Library/CLI utility to parse, organize and export messages in Facebook archives
CLI tool/library to parse, organize and export your Facebook message archives.
Facebook data can be downloaded via the link at the bottom of your settings page: https://www.facebook.com/settings
This library makes use of the messages.htm file located in the html/ directory inside your archive.
Facebook exports your messages as one gigantic HTML file. Messages are grouped into individual threads, though chats with a single person are broken up throughout the file, which reads oldest-to-newest. That’s annoying. This fixes that.
To install via pip, just run:
$ pip install fbparser
To install locally, from the same directory as setup.py, run:
$ python setup.py install
To export your threads to CSV, from the directory containing messages.htm, run this command:
$ fbparser --csv messages.htm
This will create a directory named fbparser_out/ in your current directory containing your CSV exports. Exports can also be made in JSON or plaintext formats (with --json and `--text), or printed to the console with --stdout
To specify your Facebook name (to remove from filenames), use the --name flag. If you specify your Facebook UID with --uid, that UID will be replaced with the name you specified. For example:
$ fbparser --csv --name="John Smith" --uid="email@example.com" messages.htm
Everywhere firstname.lastname@example.org is found, it will be replaced with John Smith, which will also be removed from export filenames for clarity.

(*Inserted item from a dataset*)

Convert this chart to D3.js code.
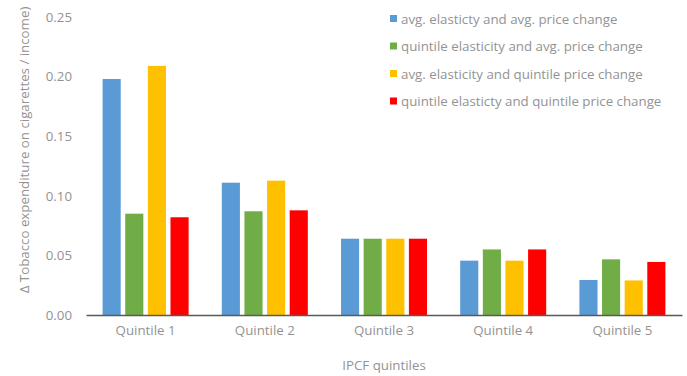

Facebook’s archives are littered with UIDs and people that have changed their display names multiple times. To substitute certain names, feed in a file with --replace=file_name.txt
J Smith=John Smith email@example.com=John Smith John H Smith=John Smith
Each line should be formatted like Name to replace=New name
FBParser merges threads containing the same users, so if you see numerous threads for the same person with different display names (or UIDs), this will correct those names prior to merging the threads.
$ fbparser --csv --uid="firstname.lastname@example.org" --name="John Smith" --replace="replace.txt" messages.htm
If you encounter errors trying to parse an archive, use the --sanitize flag. This creates a backup as messages.htm.bak and writes the new version to the original filename before attempting to parse the file.